> The task: Every line that contains the word "matplotlib" should be copied out.

> Data shown:

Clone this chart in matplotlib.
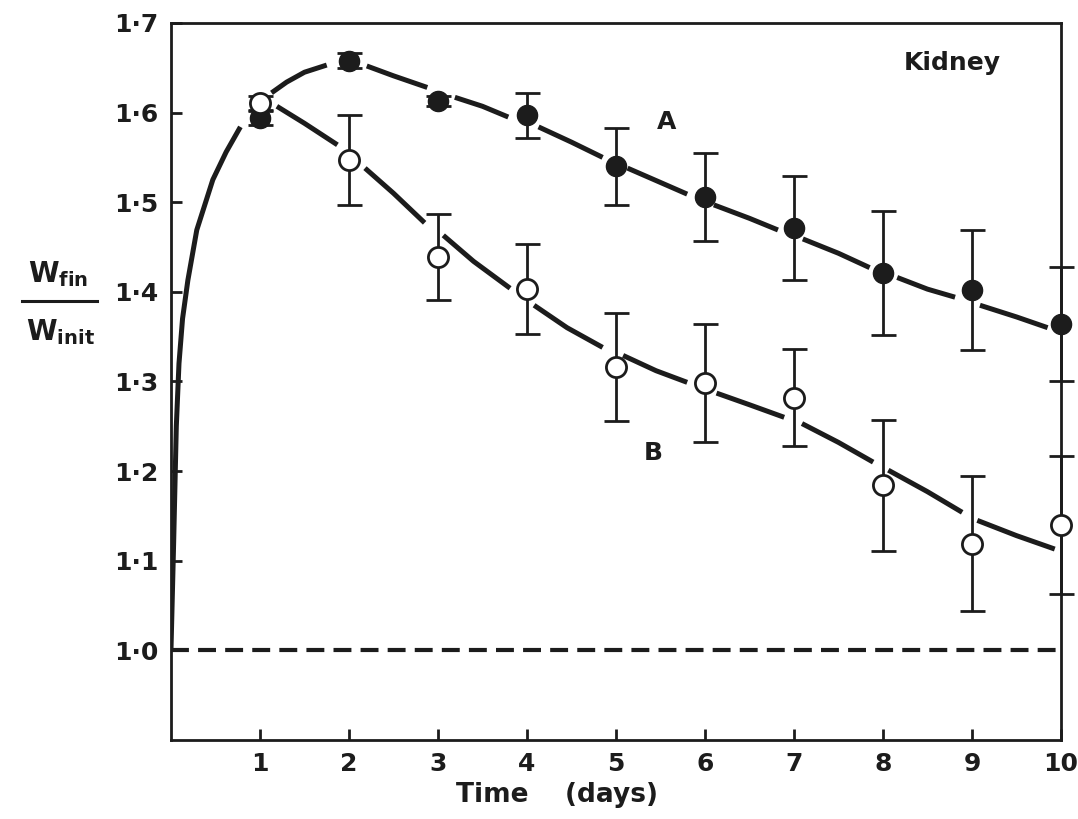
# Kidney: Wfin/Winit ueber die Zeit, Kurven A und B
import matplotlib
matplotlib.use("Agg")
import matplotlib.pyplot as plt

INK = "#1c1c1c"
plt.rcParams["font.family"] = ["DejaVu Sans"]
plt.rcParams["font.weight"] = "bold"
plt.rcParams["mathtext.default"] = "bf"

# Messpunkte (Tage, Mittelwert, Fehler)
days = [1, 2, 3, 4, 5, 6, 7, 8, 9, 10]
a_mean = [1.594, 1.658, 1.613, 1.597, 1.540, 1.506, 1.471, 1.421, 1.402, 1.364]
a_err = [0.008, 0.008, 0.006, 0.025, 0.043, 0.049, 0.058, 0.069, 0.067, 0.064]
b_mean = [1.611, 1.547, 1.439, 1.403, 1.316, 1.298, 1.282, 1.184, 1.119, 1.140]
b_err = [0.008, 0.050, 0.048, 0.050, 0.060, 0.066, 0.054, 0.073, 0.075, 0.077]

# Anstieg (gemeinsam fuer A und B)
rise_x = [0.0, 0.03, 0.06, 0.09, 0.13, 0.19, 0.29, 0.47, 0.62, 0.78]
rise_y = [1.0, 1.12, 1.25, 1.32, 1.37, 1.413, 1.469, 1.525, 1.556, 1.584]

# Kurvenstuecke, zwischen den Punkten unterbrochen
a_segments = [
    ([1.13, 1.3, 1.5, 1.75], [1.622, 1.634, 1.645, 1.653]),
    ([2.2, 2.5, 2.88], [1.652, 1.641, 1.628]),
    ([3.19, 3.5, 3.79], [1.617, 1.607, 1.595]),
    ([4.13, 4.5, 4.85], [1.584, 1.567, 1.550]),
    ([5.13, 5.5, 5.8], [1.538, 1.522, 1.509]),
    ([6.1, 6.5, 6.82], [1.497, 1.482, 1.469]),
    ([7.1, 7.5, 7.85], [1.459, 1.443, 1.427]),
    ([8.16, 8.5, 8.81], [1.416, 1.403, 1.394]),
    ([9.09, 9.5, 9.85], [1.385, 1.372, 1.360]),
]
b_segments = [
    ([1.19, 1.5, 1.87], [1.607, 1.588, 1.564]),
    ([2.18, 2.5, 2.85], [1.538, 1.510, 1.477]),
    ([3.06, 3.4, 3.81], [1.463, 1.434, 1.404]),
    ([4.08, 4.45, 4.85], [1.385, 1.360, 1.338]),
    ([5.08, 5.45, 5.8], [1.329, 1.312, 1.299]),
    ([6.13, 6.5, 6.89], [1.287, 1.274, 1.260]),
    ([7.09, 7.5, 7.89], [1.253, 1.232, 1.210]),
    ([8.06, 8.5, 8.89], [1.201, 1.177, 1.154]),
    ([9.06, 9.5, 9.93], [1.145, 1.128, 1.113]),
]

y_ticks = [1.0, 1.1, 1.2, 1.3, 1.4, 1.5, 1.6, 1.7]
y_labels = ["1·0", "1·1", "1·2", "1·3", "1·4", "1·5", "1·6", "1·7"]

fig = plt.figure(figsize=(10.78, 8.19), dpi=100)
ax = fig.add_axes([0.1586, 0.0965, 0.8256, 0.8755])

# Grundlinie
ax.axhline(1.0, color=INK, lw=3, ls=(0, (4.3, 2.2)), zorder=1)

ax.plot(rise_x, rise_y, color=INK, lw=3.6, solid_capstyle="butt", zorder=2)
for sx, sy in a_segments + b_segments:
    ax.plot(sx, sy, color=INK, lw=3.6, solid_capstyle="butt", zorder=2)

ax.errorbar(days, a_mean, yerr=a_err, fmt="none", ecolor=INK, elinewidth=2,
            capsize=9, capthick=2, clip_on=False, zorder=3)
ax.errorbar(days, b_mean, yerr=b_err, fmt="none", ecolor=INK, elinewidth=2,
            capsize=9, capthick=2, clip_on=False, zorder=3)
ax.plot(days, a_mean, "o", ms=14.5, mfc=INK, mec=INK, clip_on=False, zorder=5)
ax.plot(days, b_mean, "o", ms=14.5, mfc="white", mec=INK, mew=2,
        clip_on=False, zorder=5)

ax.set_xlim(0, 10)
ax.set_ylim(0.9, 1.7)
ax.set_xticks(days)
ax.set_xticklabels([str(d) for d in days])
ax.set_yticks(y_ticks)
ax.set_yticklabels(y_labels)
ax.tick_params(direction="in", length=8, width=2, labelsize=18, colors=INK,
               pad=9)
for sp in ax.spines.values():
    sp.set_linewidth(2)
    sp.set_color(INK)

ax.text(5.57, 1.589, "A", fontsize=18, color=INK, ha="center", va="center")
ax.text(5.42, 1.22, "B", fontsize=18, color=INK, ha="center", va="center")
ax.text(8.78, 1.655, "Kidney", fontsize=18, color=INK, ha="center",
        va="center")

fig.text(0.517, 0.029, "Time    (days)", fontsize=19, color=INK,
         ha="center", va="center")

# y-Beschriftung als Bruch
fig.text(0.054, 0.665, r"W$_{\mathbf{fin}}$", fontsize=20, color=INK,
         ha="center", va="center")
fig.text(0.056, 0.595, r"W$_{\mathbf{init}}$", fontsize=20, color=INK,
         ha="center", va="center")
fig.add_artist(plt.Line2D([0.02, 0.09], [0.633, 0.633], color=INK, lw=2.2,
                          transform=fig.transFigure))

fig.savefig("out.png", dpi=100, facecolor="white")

> Response to this task:
Clone this chart in matplotlib.
import matplotlib
matplotlib.use("Agg")
import matplotlib.pyplot as plt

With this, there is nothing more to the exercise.